## start Supplied entries

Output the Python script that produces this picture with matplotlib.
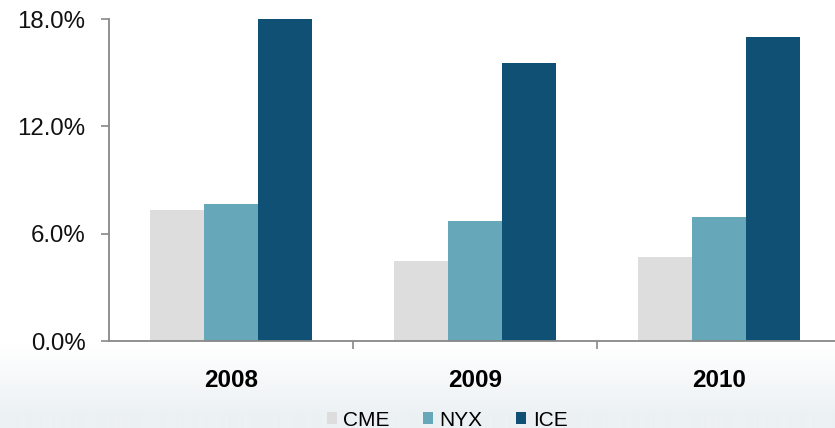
import matplotlib
matplotlib.use("Agg")
import matplotlib.pyplot as plt
import numpy as np
from matplotlib.patches import Patch
from matplotlib.ticker import FixedLocator

years = ["2008", "2009", "2010"]
series_names = ["CME", "NYX", "ICE"]
cme = [7.32, 4.47, 4.70]
nyx = [7.64, 6.71, 6.93]
ice = [18.0, 15.54, 16.99]
colors = ["#DDDDDD", "#66A8BA", "#105075"]
yticks = [0, 6, 12, 18]
ytick_labels = ["0.0%", "6.0%", "12.0%", "18.0%"]

plt.rcParams['font.family'] = ['Liberation Sans', 'DejaVu Sans']

W, H = 835, 428
fig = plt.figure(figsize=(W / 100, H / 100), dpi=100)

# background gradient
bg = fig.add_axes([0, 0, 1, 1], zorder=-10)
bg.axis("off")
n = 428
grad = np.ones((n, 1, 3))
top_c = np.array([1.0, 1.0, 1.0])
bot_c = np.array([0xEC, 0xF1, 0xF3]) / 255.0
for i in range(n):
    y = i
    if y < 345:
        t = 0
    else:
        t = min(1.0, (y - 345) / 70.0)
    grad[i, 0, :] = top_c * (1 - t) + bot_c * t
bg.imshow(grad, aspect="auto", extent=[0, 1, 0, 1])
bg.set_xlim(0, 1)
bg.set_ylim(0, 1)

ax = fig.add_axes([109 / W, 1 - 341 / H, (841 - 109) / W, (341 - 19) / H])
ax.patch.set_alpha(0)

x = np.arange(len(years))
bw = 0.221
for k, (vals, c, name) in enumerate(zip([cme, nyx, ice], colors, series_names)):
    ax.bar(x + (k - 1) * bw, vals, width=bw, color=c, label=name, zorder=2)

ax.set_xlim(-0.5, 2.5)
ax.set_ylim(0, 18)
ax.set_yticks(yticks)
ax.set_yticklabels(ytick_labels, fontsize=17.3, color="#111111")
ax.set_xticks(x)
ax.set_xticklabels(years, fontsize=17.5, fontweight="bold")
ax.xaxis.set_minor_locator(FixedLocator([0.5, 1.5]))
ax.tick_params(axis="x", which="major", length=0, pad=20)
ax.tick_params(axis="x", which="minor", length=6, width=1.2, color="#888888", direction="out")
ax.tick_params(axis="y", length=6, width=1.2, color="#888888", pad=11)

for s in ["top", "right"]:
    ax.spines[s].set_visible(False)
for s in ["left", "bottom"]:
    ax.spines[s].set_color("#888888")
    ax.spines[s].set_linewidth(1.3)
ax.spines["left"].set_bounds(0, 18)

handles = [Patch(facecolor=c, edgecolor="none", label=nm) for c, nm in zip(colors, series_names)]
fig.legend(handles=handles, loc="center", bbox_to_anchor=(447 / W, 1 - 420 / H),
           ncol=3, frameon=False, fontsize=15, handlelength=0.5, handleheight=0.5,
           handletextpad=0.3, columnspacing=1.6, borderaxespad=0)

fig.savefig("out.png", dpi=100)
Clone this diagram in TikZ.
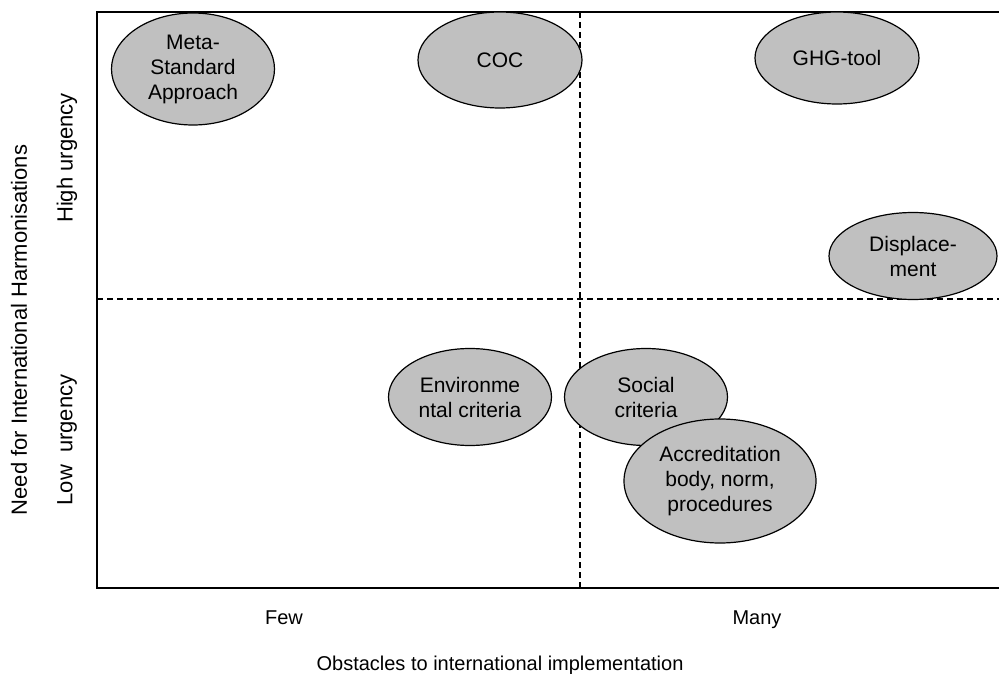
\documentclass[tikz,border=0pt]{standalone}
\usepackage{fontspec}
\setmainfont{Liberation Sans}
\usetikzlibrary{shapes.geometric}
\definecolor{blobgray}{HTML}{C0C0C0}
\tikzset{
  blob/.style={ellipse, draw=black, fill=blobgray, line width=1.2pt, inner sep=0pt,
    align=center, font=\fontsize{21}{25}\selectfont},
  lbl/.style={font=\fontsize{20}{24}\selectfont, inner sep=0pt, anchor=base},
  ylbl/.style={font=\fontsize{22}{26}\selectfont, inner sep=0pt, rotate=90},
  divider/.style={line width=1.2pt, dash pattern=on 6pt off 4pt},
  frame/.style={line width=1.5pt}
}
\begin{document}
\begin{tikzpicture}[x=1pt,y=-1pt]
\useasboundingbox (0,0) rectangle (999,674);
\coordinate (tl) at (97,12);
\coordinate (tr) at (1010,12);
\coordinate (bl) at (97,588);
\coordinate (br) at (1010,588);
\draw[frame] (tr) -- (tl) -- (bl) -- (br);
\coordinate (vtop) at (580,12);
\coordinate (vbot) at (580,588);
\coordinate (hl) at (97,299);
\coordinate (hr) at (1000,299);
\draw[divider] (vtop) -- (vbot);
\draw[divider] (hl) -- (hr);

\node[blob, minimum width=163pt, minimum height=112pt] (meta) at (193,69) {Meta-\\Standard\\Approach};
\node[blob, minimum width=164pt, minimum height=96pt] (coc) at (500,60) {COC};
\node[blob, minimum width=164pt, minimum height=92pt] (ghg) at (837,58) {GHG-tool};
\node[blob, minimum width=168pt, minimum height=87pt] (disp) at (913,256) {Displace-\\ment};
\node[blob, minimum width=163pt, minimum height=97pt] (env) at (470,397) {Environme\\ntal criteria};
\node[blob, minimum width=163pt, minimum height=97pt] (soc) at (646,397) {Social\\criteria};
\node[blob, minimum width=192pt, minimum height=124pt] (acc) at (720,481) {Accreditation\\body, norm,\\procedures};

\node[lbl] (few) at (284,624) {Few};
\node[lbl] (many) at (757,624) {Many};
\node[lbl] (xlab) at (500,670) {Obstacles to international implementation};
\node[ylbl] (ylab) at (19,330) {Need for International Harmonisations};
\node[ylbl] (high) at (67,158) {High urgency};
\node[ylbl] (low) at (67,440) {Low\ \ urgency};
\end{tikzpicture}
\end{document}
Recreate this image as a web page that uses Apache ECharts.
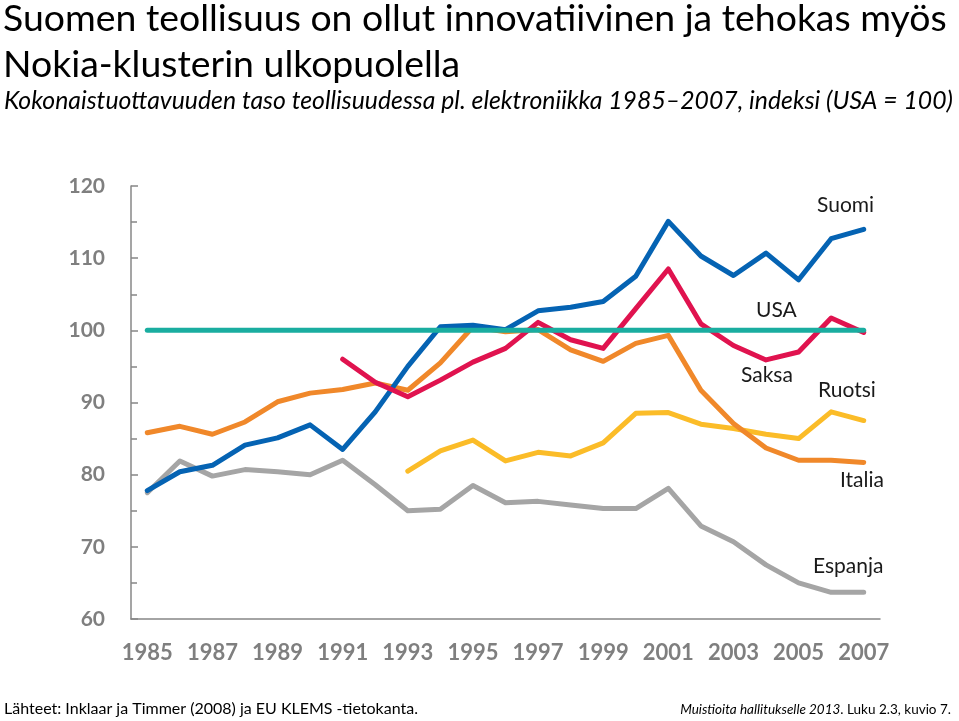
<!DOCTYPE html>
<html>
<head>
<meta charset="utf-8">
<script src="https://cdn.jsdelivr.net/npm/echarts@6/dist/echarts.min.js"></script>
<style>
html,body{margin:0;padding:0;background:#fff;}
#chart{width:959px;height:721px;}
</style>
</head>
<body>
<div id="chart"></div>
<script>
const years = ['1985','1986','1987','1988','1989','1990','1991','1992','1993','1994','1995','1996','1997','1998','1999','2000','2001','2002','2003','2004','2005','2006','2007'];
const usa     = [100,100,100,100,100,100,100,100,100,100,100,100,100,100,100,100,100,100,100,100,100,100,100];
const suomi   = [77.8,80.4,81.3,84.1,85.1,86.9,83.5,88.7,95.0,100.5,100.7,100.1,102.7,103.2,104.0,107.5,115.1,110.3,107.6,110.7,107.0,112.7,114.0];
const saksa   = [null,null,null,null,null,null,96.0,92.8,90.8,93.1,95.6,97.5,101.1,98.7,97.5,103.0,108.5,100.9,97.9,95.9,97.0,101.7,99.7];
const italia  = [85.8,86.7,85.6,87.3,90.1,91.3,91.8,92.7,91.7,95.5,100.5,99.8,100.1,97.3,95.7,98.2,99.3,91.7,87.1,83.7,82.0,82.0,81.7];
const ruotsi  = [null,null,null,null,null,null,null,null,80.5,83.3,84.8,81.9,83.1,82.6,84.4,88.5,88.6,87.0,86.4,85.6,85.0,88.7,87.5];
const espanja = [77.5,81.9,79.8,80.7,80.4,80.0,82.0,78.6,75.0,75.2,78.5,76.1,76.3,75.8,75.3,75.3,78.1,72.9,70.7,67.5,65.0,63.7,63.7];

const FONT = 'Lato, "Open Sans", sans-serif';
const chart = echarts.init(document.getElementById('chart'));

function line(name, data, color) {
  return {
    name, type: 'line', data, showSymbol: false, symbol: 'none',
    connectNulls: false, z: 3,
    lineStyle: { width: 5, color, cap: 'round', join: 'round' },
    itemStyle: { color }
  };
}

function lbl(text, x, y) {
  return { type: 'text', left: x, top: y, style: { text, font: '21px ' + FONT, fill: '#1a1a1a' } };
}

chart.setOption({
  animation: false,
  backgroundColor: '#fff',
  grid: { left: 131, right: 79, top: 186, bottom: 102, containLabel: false },
  xAxis: {
    type: 'category', data: years, boundaryGap: true,
    axisLine: { lineStyle: { color: '#878787', width: 1.5 } },
    axisTick: { inside: true, length: 8, lineStyle: { color: '#878787', width: 1.5 } },
    axisLabel: { interval: 1, color: '#7f7f7f', fontSize: 22, fontWeight: 'bold', fontFamily: FONT, margin: 23 }
  },
  yAxis: {
    type: 'value', min: 60, max: 120, interval: 10,
    axisLine: { show: true, lineStyle: { color: '#878787', width: 1.5 } },
    axisTick: { show: true, inside: true, length: 7, lineStyle: { color: '#878787', width: 1.5 } },
    minorTick: { show: true, splitNumber: 2, length: 6, lineStyle: { color: '#878787', width: 1.5 } },
    splitLine: { show: false },
    axisLabel: { color: '#7f7f7f', fontSize: 21, fontWeight: 'bold', fontFamily: FONT, margin: 26 }
  },
  series: [
    line('Espanja', espanja, '#a5a5a5'),
    line('Ruotsi', ruotsi, '#fbbc28'),
    line('Italia', italia, '#f0882a'),
    line('Suomi', suomi, '#0563b3'),
    line('Saksa', saksa, '#e0134f'),
    line('USA', usa, '#1aada0')
  ],
  graphic: [
    { type: 'text', left: 3, top: 0, style: { text: 'Suomen teollisuus on ollut innovatiivinen ja tehokas myös', font: '37.4px ' + FONT, fill: '#000' } },
    { type: 'text', left: 3, top: 46, style: { text: 'Nokia-klusterin ulkopuolella', font: '37.4px ' + FONT, fill: '#000' } },
    { type: 'text', left: 4, top: 89, style: { text: 'Kokonaistuottavuuden taso teollisuudessa pl. elektroniikka 1985–2007, indeksi (USA = 100)', font: 'italic 24.8px ' + FONT, fill: '#000' } },
    lbl('Suomi', 817, 195),
    lbl('USA', 756, 300),
    lbl('Saksa', 741, 365),
    lbl('Ruotsi', 818, 380),
    lbl('Italia', 840, 470),
    lbl('Espanja', 813, 556),
    { type: 'text', left: 4, top: 701, style: { text: 'Lähteet: Inklaar ja Timmer (2008) ja EU KLEMS -tietokanta.', font: '16px ' + FONT, fill: '#000' } },
    { type: 'text', right: 8, top: 703, style: {
        text: '{i|Muistioita hallitukselle 2013}. Luku 2.3, kuvio 7.',
        font: '13.5px ' + FONT, fill: '#000',
        rich: { i: { fontStyle: 'italic', fontSize: 13.5, fontFamily: FONT } } } }
  ]
});
</script>
</body>
</html>
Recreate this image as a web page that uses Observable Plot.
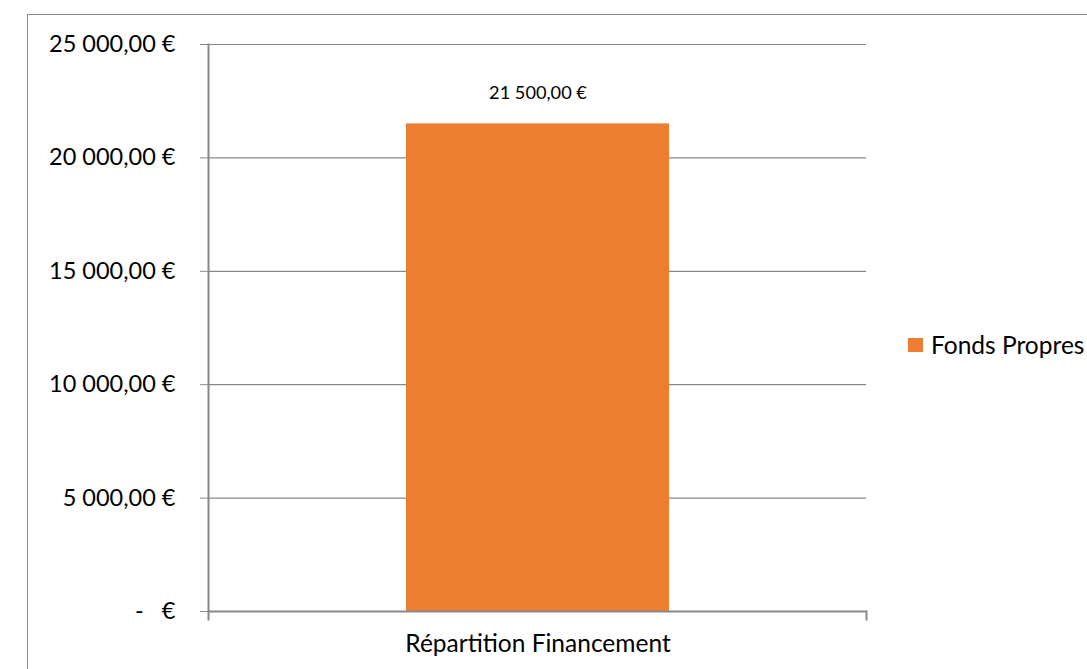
<!DOCTYPE html>
<html>
<head>
<meta charset="utf-8">
<script src="https://cdn.jsdelivr.net/npm/d3@7"></script>
<script src="https://cdn.jsdelivr.net/npm/@observablehq/plot@0.6"></script>
<style>
  html, body { margin: 0; padding: 0; background: #fff; overflow: hidden; }
  #wrap { position: relative; width: 1087px; height: 669px; overflow: hidden; }
  #border { position: absolute; left: 27px; top: 14px; width: 1200px; height: 800px; border: 1px solid #8a8a8a; box-sizing: border-box; }
  #chart { position: absolute; left: 0; top: 0; }
  #legend { position: absolute; left: 908px; top: 330px; font-family: Lato, sans-serif; font-size: 24.5px; color: #000; display: flex; align-items: center; white-space: nowrap; }
  #legend .sw { width: 15px; height: 14px; margin-right: 8px; }
</style>
</head>
<body>
<div id="wrap">
  <div id="border"></div>
  <div id="chart"></div>
  <div id="legend"></div>
</div>
<script>
// Data
const categories = ["Répartition Financement"];
const series = ["Fonds Propres"];
const values = [21500];
const yTicks = [0, 5000, 10000, 15000, 20000, 25000];
const colors = ["#ED7D31"];

const fr = d3.formatLocale({decimal: ",", thousands: "\u00a0", grouping: [3], currency: ["", "\u00a0€"]});
const num = fr.format(",.2f");
const euro = d => d === 0 ? "-\u00a0\u00a0\u00a0€" : num(d) + "\u00a0€";

const data = categories.map((c, i) => ({cat: c, series: series[i], value: values[i]}));

const chart = Plot.plot({
  width: 1087,
  height: 669,
  marginLeft: 208,
  marginRight: 221,
  marginTop: 44,
  marginBottom: 58,
  style: {fontFamily: "Lato, sans-serif", fontSize: "23.5px", color: "#000", background: "transparent"},
  x: {domain: categories, padding: 3 / 7, label: null},
  y: {domain: [0, 25000], label: null},
  marks: [
    Plot.ruleY(yTicks, {stroke: "#888888", strokeWidth: 1.2}),
    Plot.barY(data, {x: "cat", y: "value", fill: (d, i) => colors[i]}),
    Plot.ruleY([0], {stroke: "#888888", strokeWidth: 2}),
    Plot.frame({anchor: "left", stroke: "#888888", strokeWidth: 2, insetBottom: -8}),
    Plot.frame({anchor: "right", stroke: "#888888", strokeWidth: 2, insetTop: 567, insetBottom: -8}),
    Plot.axisY({ticks: yTicks, tickSize: 8, tickPadding: 25, tickFormat: euro, stroke: "#888888", fill: "#000", fontSize: 23.5}),
    Plot.axisX({tickSize: 0, tickPadding: 23, fill: "#000", fontSize: 24.5}),
    Plot.text(data, {x: "cat", y: "value", text: d => euro(d.value), dy: -31, fontSize: 18.2, fill: "#000"})
  ]
});
document.getElementById("chart").appendChild(chart);

const legend = document.getElementById("legend");
series.forEach((s, i) => {
  const sw = document.createElement("span");
  sw.className = "sw";
  sw.style.background = colors[i];
  const t = document.createElement("span");
  t.textContent = s;
  legend.appendChild(sw);
  legend.appendChild(t);
});
</script>
</body>
</html>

## end Supplied entries

**What is needed**
Every line containing the string "uses" must be listed.

**Complete output**
Recreate this image as a web page that uses Apache ECharts.
Recreate this image as a web page that uses Observable Plot.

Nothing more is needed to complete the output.